TASK DIRECTIONS:
It is required that the lines from the top of the listing through the line with "import plotly.graph_objects as go" be reproduced exactly, excluding pictures.

****************

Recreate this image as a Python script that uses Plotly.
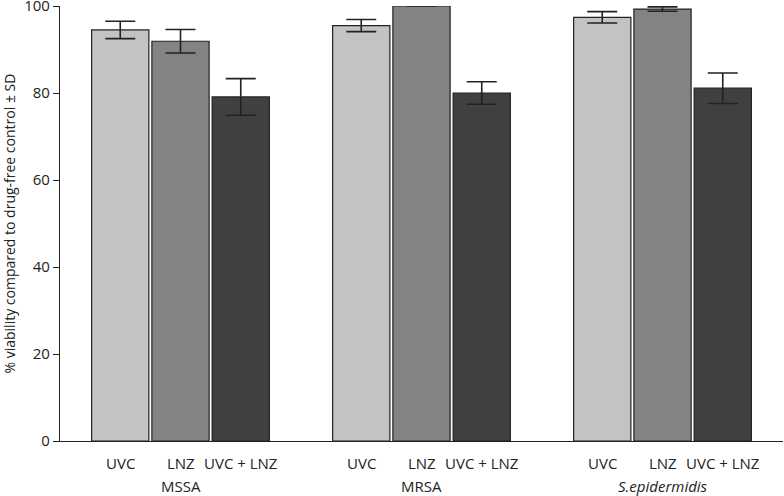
import plotly.graph_objects as go

groups = ["MSSA", "MRSA", "<i>S.epidermidis</i>"]
treatments = ["UVC", "LNZ", "UVC + LNZ"]
colors = ["#c3c3c3", "#838383", "#404040"]
values = {
    "UVC": [94.5, 95.5, 97.4],
    "LNZ": [91.9, 100.0, 99.3],
    "UVC + LNZ": [79.1, 80.0, 81.1],
}
errors = {
    "UVC": [2.0, 1.4, 1.3],
    "LNZ": [2.7, None, 0.5],
    "UVC + LNZ": [4.2, 2.6, 3.5],
}
yticks = [0, 20, 40, 60, 80, 100]
ytitle = "% viability compared to drug-free control ± SD"

FONT = "Open Sans, DejaVu Sans, sans-serif"
INK = "#222222"
fig = go.Figure()
for t, c in zip(treatments, colors):
    fig.add_trace(go.Bar(
        x=list(range(len(groups))), y=values[t], name=t,
        marker=dict(color=c, line=dict(color=INK, width=1.2)),
        error_y=dict(type="data", array=errors[t], visible=True,
                     color=INK, thickness=1.6, width=15),
    ))

ann = []
offsets = [-0.25, 0.0, 0.25]
for gi, g in enumerate(groups):
    for ti, t in enumerate(treatments):
        ann.append(dict(x=gi + offsets[ti], y=0, xref="x", yref="y", text=t,
                        showarrow=False, yanchor="top", yshift=-10,
                        font=dict(size=15, color=INK, family=FONT)))
    ann.append(dict(x=gi, y=0, xref="x", yref="y", text=g,
                    showarrow=False, yanchor="top", yshift=-33,
                    font=dict(size=15, color=INK, family=FONT)))
ann.append(dict(x=0, y=0.5, xref="paper", yref="paper", text=ytitle,
                textangle=-90, showarrow=False, xanchor="center",
                yanchor="middle", xshift=-51,
                font=dict(size=14, color=INK, family=FONT)))

fig.update_layout(
    width=784, height=496,
    margin=dict(l=60, r=1, t=6, b=55),
    paper_bgcolor="white", plot_bgcolor="white",
    barmode="group", bargap=0.25, bargroupgap=0.05,
    showlegend=False,
    annotations=ann,
    font=dict(family=FONT, size=15, color=INK),
    xaxis=dict(range=[-0.5, 2.5], showticklabels=False, ticks="",
               showline=True, linecolor=INK, linewidth=1.2, automargin=False,
               showgrid=False, zeroline=False, fixedrange=True),
    yaxis=dict(range=[0, 100], tickvals=yticks, automargin=False,
               ticks="outside", ticklen=6, tickcolor=INK, tickwidth=1.2,
               showline=True, linecolor=INK, linewidth=1.2,
               showgrid=False, zeroline=False, ticklabeloverflow="allow",
               tickfont=dict(size=15, color=INK)),
)
fig.write_html("out.html", config={"displayModeBar": False},
               post_script="document.body.style.margin='0';document.body.style.padding='0';")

****************

CORRECT RESPONSE:
Recreate this image as a Python script that uses Plotly.
import plotly.graph_objects as go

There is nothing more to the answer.